The most salubrious lodging in town is the Hotel du Palais, the brainchild of Eugenie de Montijo, the wife of Napoleon III, who chose a patch of hillside overlooking the Bay of Biscay for the Imperial residence. The hotel became the center for France’s elite, who holidayed at the sumptuous building and held balls, picnics and fireworks displays, while welcoming world leaders and royalty from around the world. These days the hotel retains all its old-world glamour, and its breakfasts are worth the room price alone.

There’s not a whole lot to do in Biarritz, but that’s sort of the point. It’s a place to while away the hours in a café, or to take long walks on one of the numerous beaches.
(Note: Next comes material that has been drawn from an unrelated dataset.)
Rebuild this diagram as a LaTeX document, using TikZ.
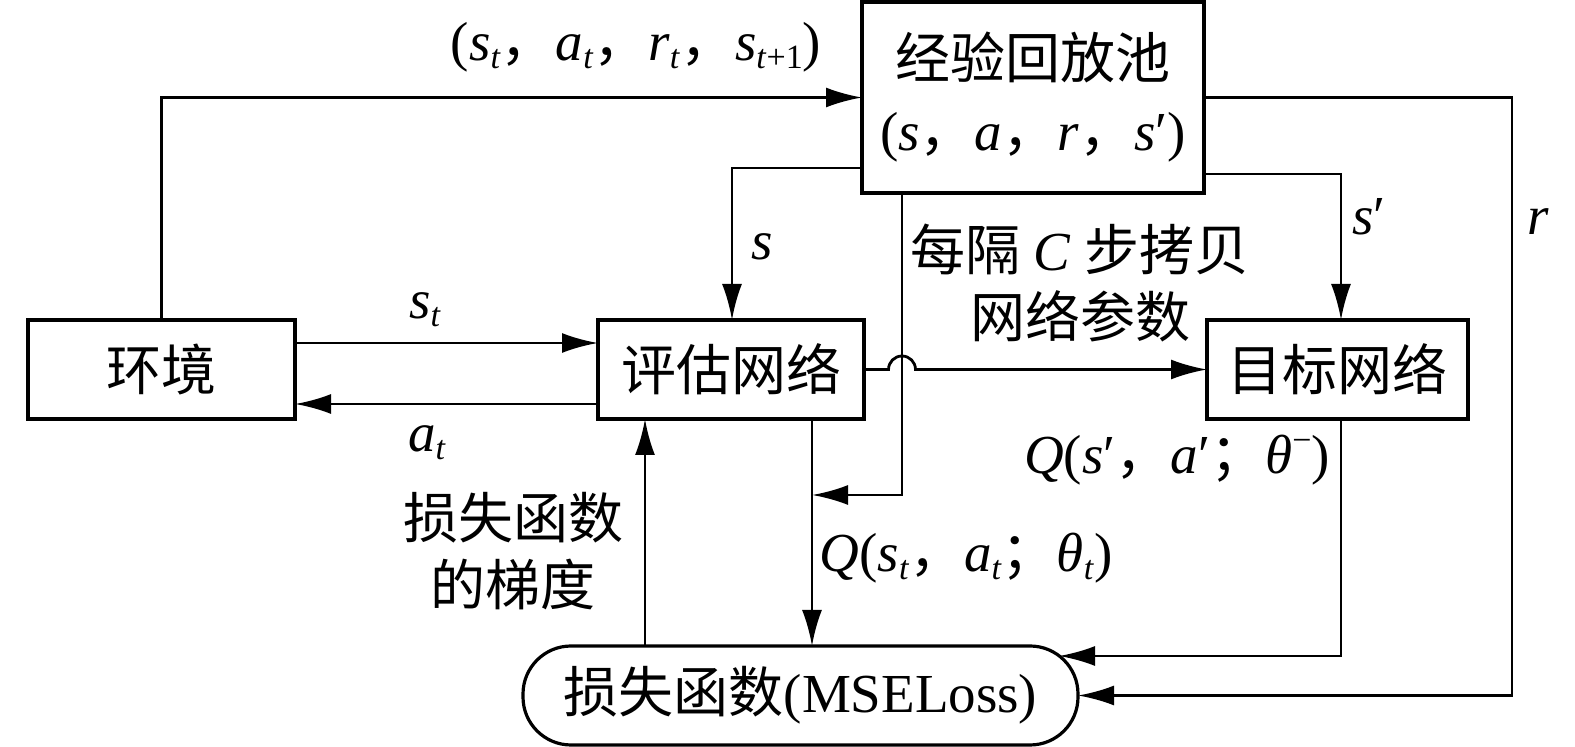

It’s a place to relax in, not to do too much. If you do want to exert yourself, then there are a number of surfing schools where you can learn to ride the waves. Most offer similar courses (and prices), with La Vague Basque being the best reviewed. All ages and nationalities come here to learn to surf, so don’t be shy about getting that wetsuit on.

After a reviving dinner, head to the promenade and grab yourself an ice cream. One of the great French pastimes is people-watching, and the cafés along the promenade offer the perfect place to watch the world go by. Part French, part Basque, and with a wonderful mix of elegance, cool and Fifties chic, Biarritz might just be the best beach town in France.